Write out the records below from the first line through the line containing "from matplotlib.patches import Patch", leaving out any pictures.

..............................

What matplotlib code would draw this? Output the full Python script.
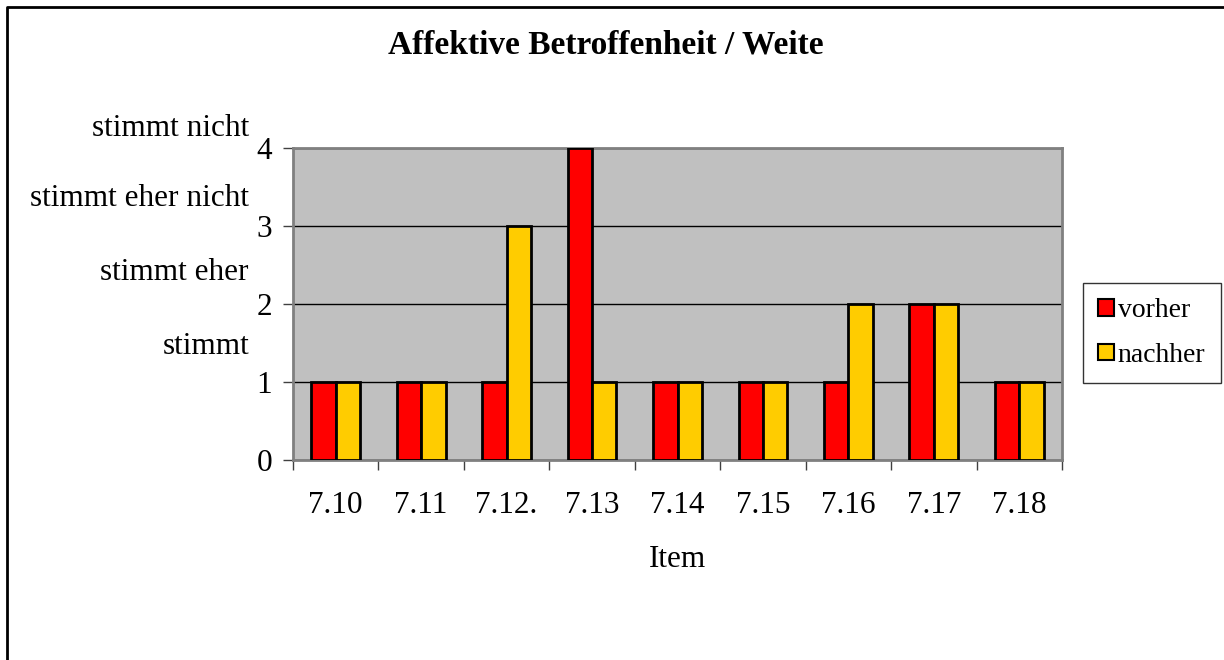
import matplotlib
matplotlib.use("Agg")
import matplotlib.pyplot as plt
import numpy as np
from matplotlib.lines import Line2D
from matplotlib.patches import Patch

categories = ["7.10", "7.11", "7.12.", "7.13", "7.14", "7.15", "7.16", "7.17", "7.18"]
vorher = [1, 1, 1, 4, 1, 1, 1, 2, 1]
nachher = [1, 1, 3, 1, 1, 1, 2, 2, 1]
scale_labels = ["stimmt", "stimmt eher", "stimmt eher nicht", "stimmt nicht"]

W, H = 1224, 660
FS = 22.5
plt.rcParams['font.family'] = ['Liberation Serif', 'DejaVu Serif']
fig = plt.figure(figsize=(W / 100, H / 100), dpi=100)
fig.patch.set_facecolor("white")

def fx(px):
    return px / W

def fy(py):
    return 1 - py / H

# outer frame (left and top)
fig.add_artist(Line2D([fx(7), fx(7), 1.0], [0.0, fy(7), fy(7)], color="black", lw=2, transform=fig.transFigure))

ax = fig.add_axes([fx(293), fy(460), fx(1062) - fx(293), fy(148) - fy(460)])
ax.set_facecolor("#C0C0C0")

x = np.arange(len(categories))
bw = 0.286
ax.bar(x - bw / 2, vorher, bw, color="#FF0000", edgecolor="black", linewidth=2, zorder=3, label="vorher")
ax.bar(x + bw / 2, nachher, bw, color="#FFCC00", edgecolor="black", linewidth=2, zorder=3, label="nachher")

ax.set_xlim(-0.5, len(categories) - 0.5)
ax.set_ylim(0, 4)
ax.set_yticks([0, 1, 2, 3, 4])
ax.yaxis.grid(True, color="black", lw=1, zorder=1)
ax.set_axisbelow(True)

ax.set_xticks(x)
ax.set_xticklabels(categories, fontsize=FS)
ax.set_xticks(np.arange(len(categories) + 1) - 0.5, minor=True)
ax.tick_params(axis="x", which="major", length=0, pad=22)
ax.tick_params(axis="x", which="minor", length=7, width=1, color="#404040", direction="out")
ax.tick_params(axis="y", length=7, width=1, color="#404040", direction="out", labelsize=FS, pad=8)

for s in ["top", "right", "left", "bottom"]:
    ax.spines[s].set_color("#808080")
    ax.spines[s].set_linewidth(2)

ax.set_xlabel("Item", fontsize=FS, labelpad=18)

fig.text(fx(606), fy(45), "Affektive Betroffenheit / Weite", ha="center", va="center", fontsize=24, fontweight="bold")

for lbl, py in zip(scale_labels, [346, 272, 198, 128]):
    fig.text(fx(249), fy(py), lbl, ha="right", va="center", fontsize=FS)

handles = [Patch(facecolor="#FF0000", edgecolor="black", linewidth=1.5, label="vorher"),
           Patch(facecolor="#FFCC00", edgecolor="black", linewidth=1.5, label="nachher")]
leg = fig.legend(handles=handles, loc="upper left", bbox_to_anchor=(fx(1083), fy(283)),
                 bbox_transform=fig.transFigure, fontsize=20, frameon=True, fancybox=False,
                 handlelength=0.55, handleheight=0.55, handletextpad=0.15, labelspacing=0.7,
                 borderpad=0.55, borderaxespad=0)
leg.get_frame().set_edgecolor("black")
leg.get_frame().set_linewidth(1)

fig.savefig("out.png", dpi=100, facecolor="white")
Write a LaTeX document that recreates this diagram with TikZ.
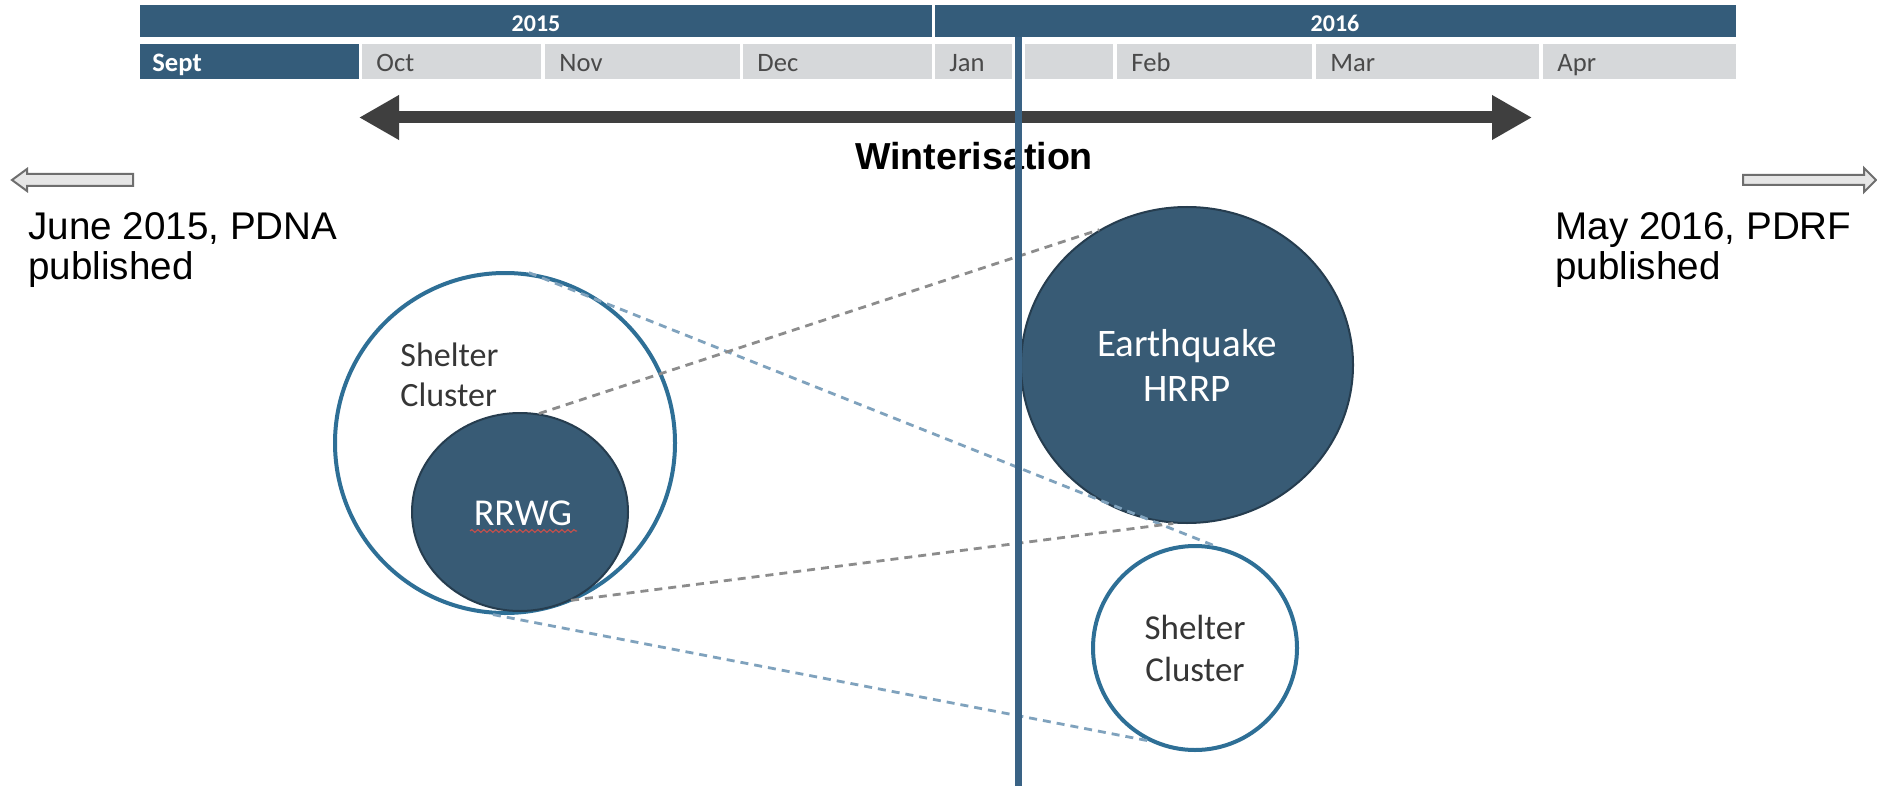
\documentclass[tikz,border=0pt]{standalone}
\usepackage{fontspec}
\setmainfont{Liberation Sans}
\newfontfamily\calib{Carlito}
\usetikzlibrary{arrows.meta,decorations.pathmorphing,shapes.geometric}
\definecolor{navy}{HTML}{345C7A}
\definecolor{cellgray}{HTML}{D6D8DA}
\definecolor{monthtxt}{HTML}{4A4A4A}
\definecolor{circfill}{HTML}{385B75}
\definecolor{circdark}{HTML}{263D4F}
\definecolor{circedge}{HTML}{2E6F96}
\definecolor{arrowdark}{HTML}{3F3F3F}
\definecolor{dashgray}{HTML}{8C8C8C}
\definecolor{dashblue}{HTML}{7FA2BD}
\definecolor{vline}{HTML}{3A6385}
\definecolor{hollowfill}{HTML}{E6E6E6}
\definecolor{hollowedge}{HTML}{6E6E6E}
\definecolor{cltxt}{HTML}{363636}
\definecolor{squig}{HTML}{C0504D}
\begin{document}
\begin{tikzpicture}[x=0.5pt,y=-0.5pt,
  yeartext/.style={font=\calib\bfseries\fontsize{12}{14}\selectfont, text=white, inner sep=0pt, anchor=base},
  monthtext/.style={font=\calib\fontsize{13.3}{15}\selectfont, text=monthtxt, inner sep=0pt, anchor=base west},
  datetext/.style={font=\fontsize{19.3}{20}\selectfont, align=left, inner sep=0pt, anchor=north west},
  darkcirc/.style={draw=circdark, line width=1pt, fill=circfill, text=white, inner sep=0pt},
  outcirc/.style={circle, draw=circedge, line width=2pt, fill=white, inner sep=0pt, text=cltxt},
  dashline/.style={dashed, dash pattern=on 4pt off 3pt, line width=1.4pt},
  hollowarrow/.style={fill=hollowfill, draw=hollowedge, line width=1pt, line join=miter},
]
\useasboundingbox (0,0) rectangle (1877,786);
\fill[white] (0,0) rectangle (1877,786);

% year bar
\fill[navy] (140,5) rectangle (932,37);
\fill[navy] (935,5) rectangle (1736,37);
\node[yeartext] (y2015) at (536,32) {2015};
\node[yeartext] (y2016) at (1335,32) {2016};

% month row
\fill[navy] (140,44) rectangle (359,79);
\node[monthtext, font=\calib\bfseries\fontsize{13.3}{15}\selectfont, text=white] (mSept) at (152,72) {Sept};
\foreach \a/\b/\t in {362/541/Oct,545/740/Nov,743/932/Dec,935/1113/Jan,1117/1312/Feb,1316/1539/Mar,1543/1736/Apr}{
  \fill[cellgray] (\a,44) rectangle (\b,79);
  \node[monthtext] (m\t) at (\a+14,72) {\t};
}

% winterisation arrow
\coordinate (wL) at (359,117.5);
\coordinate (wR) at (1532,117.5);
\draw[line width=6pt, arrowdark, {Triangle[length=20pt,width=21pt]}-{Triangle[length=20pt,width=21pt]}] (wL) -- (wR);
\node[font=\bfseries\fontsize{18.8}{20}\selectfont, inner sep=0pt, anchor=base] (wint) at (974,170) {Winterisation};

% hollow side arrows
\draw[hollowarrow] (12,180) -- (27,169) -- (27,174) -- (133,174) -- (133,186) -- (27,186) -- (27,191) -- cycle;
\draw[hollowarrow] (1876,180) -- (1864,168) -- (1864,175) -- (1743,175) -- (1743,185) -- (1864,185) -- (1864,192) -- cycle;

% side texts
\node[datetext] (june) at (28,212) {June 2015, PDNA\\published};
\node[datetext] (may) at (1555,212) {May 2016, PDRF\\published};

% circles
\node[outcirc, minimum size=170pt] (bigSC) at (505,443) {};
\node[darkcirc, ellipse, minimum width=108pt, minimum height=99pt] (rrwg) at (520,512) {};
\node[darkcirc, ellipse, minimum width=166pt, minimum height=158pt, align=center,
      font=\calib\fontsize{19.5}{22.5}\selectfont] (eq) at (1187,365) {Earthquake\\HRRP};
\node[outcirc, minimum size=102pt, align=center, font=\calib\fontsize{17.5}{21}\selectfont] (smallSC) at (1195,648) {Shelter\\Cluster};

% dashed connectors
\draw[dashline, dashblue] (bigSC.82) -- (smallSC.79);
\draw[dashline, dashgray] (rrwg.79) -- (eq.123);
\draw[dashline, dashgray] (rrwg.-60) -- (eq.-95);
\draw[dashline, dashblue] (bigSC.-94) -- (smallSC.-117);

% texts in left circles
\node[font=\calib\fontsize{17}{20}\selectfont, text=cltxt, align=left, inner sep=0pt, anchor=north west] (sc1txt) at (400,342) {Shelter\\Cluster};
\node[font=\calib\fontsize{19}{22}\selectfont, text=white, inner sep=0pt, anchor=base] (rrwgtxt) at (523,525) {RRWG};
\coordinate (sqL) at (470,531);
\coordinate (sqR) at (577,531);
\draw[squig, line width=0.6pt, decorate, decoration={snake, amplitude=0.7pt, segment length=3pt}] (sqL) -- (sqR);

% vertical line
\coordinate (vtop) at (1018.5,37);
\coordinate (vbot) at (1018.5,786);
\draw[white, line width=6.5pt] (1018.5,44) -- (1018.5,79);
\draw[vline, line width=3.5pt] (vtop) -- (vbot);
\end{tikzpicture}
\end{document}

..............................

▶ **Response**
What matplotlib code would draw this? Output the full Python script.
import matplotlib
matplotlib.use("Agg")
import matplotlib.pyplot as plt
import numpy as np
from matplotlib.lines import Line2D
from matplotlib.patches import Patch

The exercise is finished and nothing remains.